[Wishart, Aaron M. (James Tower)]
> I have a raid5 file system consisting of 8, 9-gig quantum scsi drives (scsi
> id 0-6, 8). The drive with the scsi id of 1 failed. I replaced the drive
> and ran "raidhotadd /dev/scb /dev/md0" It appeared to run so I left for the
> weekend. When I came in this morning the syslogd was using 75% of the cpu
> and outputting "kernel: raid5: md0: unrecoverable error I/O error for block
> #####" from some kind of loop it apparently failed around 4:00am Saturday (
> I started the restore at about 4:00 Friday afternoon).
- you'd typically do something like "raidhotadd /dev/md0 /dev/sdb1"
instead, after replacing the disk, making sure it came back as sdb
(as per kernel log), fdisk'ing to make a partition with type fd (no,
not 100% necessary, but almost always a good idea) then doing the
raidhotadd.
- After the raidhotadd you'd check /proc/mdstat to confirm the array
is reconstructing on the new drive (partition, really).
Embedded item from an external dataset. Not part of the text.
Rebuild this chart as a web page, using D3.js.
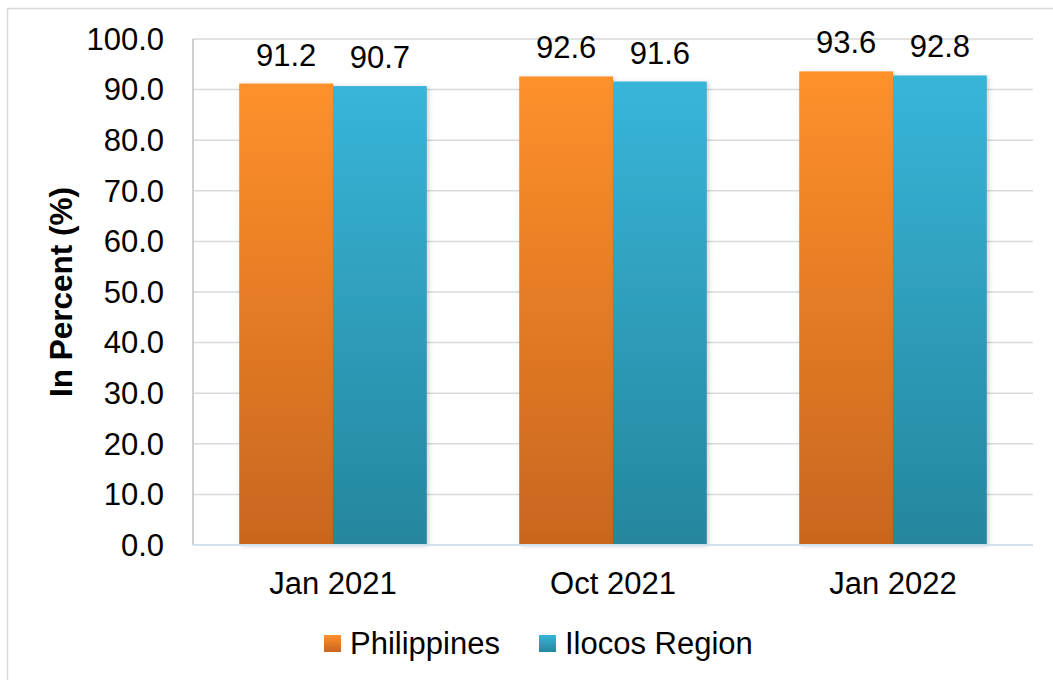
<!DOCTYPE html>
<html>
<head>
<meta charset="utf-8">
<script src="https://cdn.jsdelivr.net/npm/d3@7"></script>
<style>
  body { margin: 0; background: #fff; }
  text { font-family: "Liberation Sans", Arial, sans-serif; fill: #000; }
</style>
</head>
<body>
<div id="chart"></div>
<script>
var categories = ["Jan 2021", "Oct 2021", "Jan 2022"];
var seriesNames = ["Philippines", "Ilocos Region"];
var philippines = [91.2, 92.6, 93.6];
var ilocos = [90.7, 91.6, 92.8];
var yTicks = [0, 10, 20, 30, 40, 50, 60, 70, 80, 90, 100];

var width = 1053;
var height = 680;
var margin = { top: 39, right: 20, bottom: 135, left: 193 };
var fontSize = "31px";

var svg = d3.select("#chart")
    .append("svg")
    .attr("width", width)
    .attr("height", height);

// gradientes de las barras
var defs = svg.append("defs");
var gradColors = [["#fe912b", "#c9651f"], ["#38b5d9", "#25869d"]];
gradColors.forEach(function(c, i) {
    var g = defs.append("linearGradient")
        .attr("id", "grad" + i)
        .attr("x1", 0).attr("y1", 0).attr("x2", 0).attr("y2", 1);
    g.append("stop").attr("offset", "0%").attr("stop-color", c[0]);
    g.append("stop").attr("offset", "100%").attr("stop-color", c[1]);
});
var shadow = defs.append("filter").attr("id", "shadow")
    .attr("x", "-10%").attr("y", "-10%").attr("width", "130%").attr("height", "130%");
shadow.append("feDropShadow")
    .attr("dx", 2).attr("dy", 1).attr("stdDeviation", 2)
    .attr("flood-color", "#000").attr("flood-opacity", 0.18);

// borde exterior
svg.append("rect")
    .attr("x", 7.5).attr("y", 8.5)
    .attr("width", 1060).attr("height", 700)
    .attr("fill", "none")
    .attr("stroke", "#d9d9d9")
    .attr("stroke-width", 1.5);

var x0 = d3.scaleBand()
    .domain(categories)
    .range([margin.left, width - margin.right])
    .paddingInner(0.33)
    .paddingOuter(0.165);

var x1 = d3.scaleBand()
    .domain(seriesNames)
    .range([0, x0.bandwidth()])
    .padding(0);

var y = d3.scaleLinear()
    .domain([0, 100])
    .range([height - margin.bottom, margin.top]);

// líneas de la cuadrícula
svg.append("g")
    .selectAll("line")
    .data(yTicks.filter(function(d) { return d > 0; }))
    .enter()
    .append("line")
    .attr("x1", margin.left)
    .attr("x2", width - margin.right)
    .attr("y1", function(d) { return y(d); })
    .attr("y2", function(d) { return y(d); })
    .attr("stroke", "#d9d9d9")
    .attr("stroke-width", 1.5);

// etiquetas del eje y
svg.append("g")
    .selectAll("text")
    .data(yTicks)
    .enter()
    .append("text")
    .attr("x", margin.left - 29)
    .attr("y", function(d) { return y(d); })
    .attr("dy", "0.35em")
    .attr("text-anchor", "end")
    .style("font-size", fontSize)
    .text(function(d) { return d.toFixed(1); });

// barras
var rows = categories.map(function(c, i) {
    return { category: c, values: [philippines[i], ilocos[i]] };
});

var groups = svg.append("g")
    .selectAll("g")
    .data(rows)
    .enter()
    .append("g")
    .attr("transform", function(d) { return "translate(" + x0(d.category) + ",0)"; });

groups.selectAll("rect")
    .data(function(d) { return d.values.map(function(v, j) { return { name: seriesNames[j], value: v, idx: j }; }); })
    .enter()
    .append("rect")
    .attr("x", function(d) { return x1(d.name); })
    .attr("y", function(d) { return y(d.value); })
    .attr("width", x1.bandwidth())
    .attr("height", function(d) { return y(0) - y(d.value); })
    .attr("fill", function(d) { return "url(#grad" + d.idx + ")"; })
    .attr("filter", "url(#shadow)");

groups.selectAll("text")
    .data(function(d) { return d.values.map(function(v, j) { return { name: seriesNames[j], value: v }; }); })
    .enter()
    .append("text")
    .attr("x", function(d) { return x1(d.name) + x1.bandwidth() / 2; })
    .attr("y", function(d) { return y(d.value) - 18; })
    .attr("text-anchor", "middle")
    .style("font-size", fontSize)
    .text(function(d) { return d.value.toFixed(1); });

// ejes
svg.append("line")
    .attr("x1", margin.left).attr("x2", margin.left)
    .attr("y1", margin.top).attr("y2", y(0))
    .attr("stroke", "#bfbfbf").attr("stroke-width", 1.5);
svg.append("line")
    .attr("x1", margin.left).attr("x2", width - margin.right)
    .attr("y1", y(0)).attr("y2", y(0))
    .attr("stroke", "#d3e0f2").attr("stroke-width", 2);

// etiquetas del eje x
svg.append("g")
    .selectAll("text")
    .data(categories)
    .enter()
    .append("text")
    .attr("x", function(d) { return x0(d) + x0.bandwidth() / 2; })
    .attr("y", 594)
    .attr("text-anchor", "middle")
    .style("font-size", fontSize)
    .text(function(d) { return d; });

// título del eje y
svg.append("text")
    .attr("transform", "translate(72," + ((margin.top + y(0)) / 2) + ") rotate(-90)")
    .attr("text-anchor", "middle")
    .style("font-size", "31.5px")
    .style("font-weight", "bold")
    .text("In Percent (%)");

// leyenda
var legendX = [324, 539];
var legend = svg.append("g")
    .selectAll("g")
    .data(seriesNames)
    .enter()
    .append("g")
    .attr("transform", function(d, i) { return "translate(" + legendX[i] + ",635)"; });

legend.append("rect")
    .attr("width", 17)
    .attr("height", 17)
    .attr("fill", function(d, i) { return "url(#grad" + i + ")"; });

legend.append("text")
    .attr("x", 26)
    .attr("y", 19)
    .style("font-size", fontSize)
    .text(function(d) { return d; });
</script>
</body>
</html>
Aside from those two (which I don't think is really the issue, but worth
clarifying), I'd say there's the possibility that another drive gave an
error (maybe a soft error, the raid code doesn't really differentiate and
can get quite picky even if the underlying drive successfully remapped
the sector) without the resync completed (resync's seem to take much
longer than they should, but maybe that's just me... I mirror entire
drives in 20 minutes, but resync's seem to take over a dozen hours)
Good luck,
James